Kur’an ’ın Türkçeye tercümeleri, ya satır altı çeviri yoluyla ya da Kur’an ayetlerinin yorumlanması esasına dayalı tefsir yoluyla gerçekleşmiştir. Karahanlı devrinde yapılmış Kur’an tercümeleri ise genellikle satır altı çeviri şeklindedir. Satır altı çeviri, Arapça sözcüklerin Türkçeye birebir çevirisidir.

Karahanlı Türkçesi ile yazıldığı düşünülen satır altı Kur’an çevirileri şunlardır:

  1. Türk ve Islam Eserleri Müzesi (TİEM) Nüshası;
  2. Rylands Nüshası;
  3. Anonim Tefsir;
  4. Özbekistan Nüshası.

Yarkend dökümanları

Karahanlı edebiyatına ait eserler arasında, Karahanlı yerleşim yerlerinden olan Yarkend yakınlarında bulunmuş, Arap ve Uygur harfli hukuk belgeleri de sayılabilir. Bu dokümanların, Türk dilinde yazılmış ilk hukuk vesikaları olduğu ifade edilebilir.

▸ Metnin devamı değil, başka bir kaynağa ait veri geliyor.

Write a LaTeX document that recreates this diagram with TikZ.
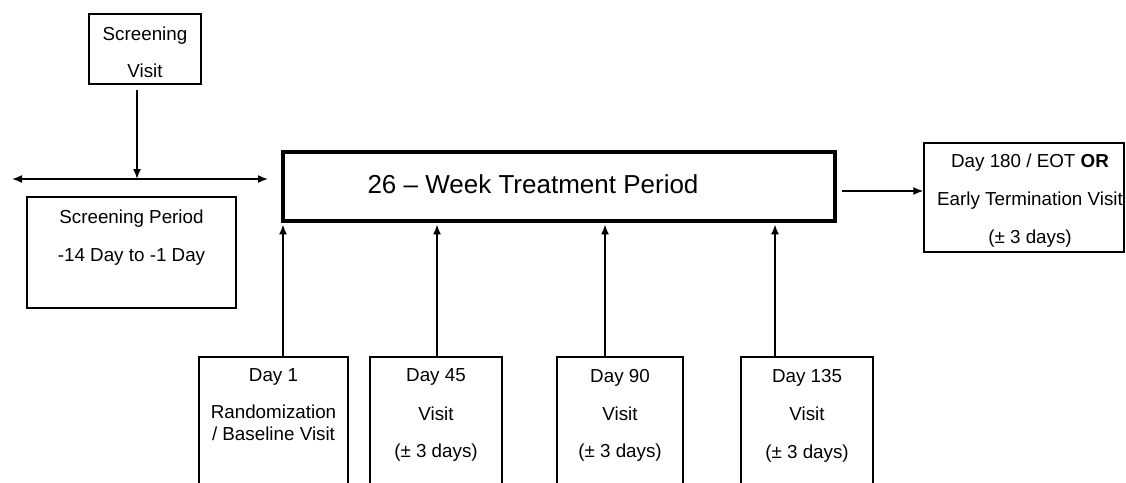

Bu dokümanlardan bazıları Arap alfabesiyle yazılmasına karşılık şahit imzalarının Uygur alfabesiyle yazılması, o dönemde Arap yazısının herkes tarafından bilinmediğine işaret etmektedir. Yarkend dokümanlarının yapısı aynı yüzyılda bulunan Farsça denkleriyle değil, Çince hukuk belgeleriyle paralellik göstermektedir.

Yarkend dokümanlarının XI-XII. yüzyıllarda yazıldıkları bilinmektedir. İslamî Türk dilinin en eski metinleri olan KB ve DLT’ün elimizdeki nüshalarının daha sonraki yüzyıllarda kopya edildiği dikkate alındığında, Yarkend dokümanlarının Karahanlı edebiyatının en eski metinlerinden olduğu tahmin edilebilir.

Yarkend dokümanlarının dil özellikleri, Karahanlı Türkçesi ile yazılmış diğer metinlerden çok farklı değildir. Ancak bu metinler bazen Karahanlı yazı dilinden farklı özellikler göstermektedir.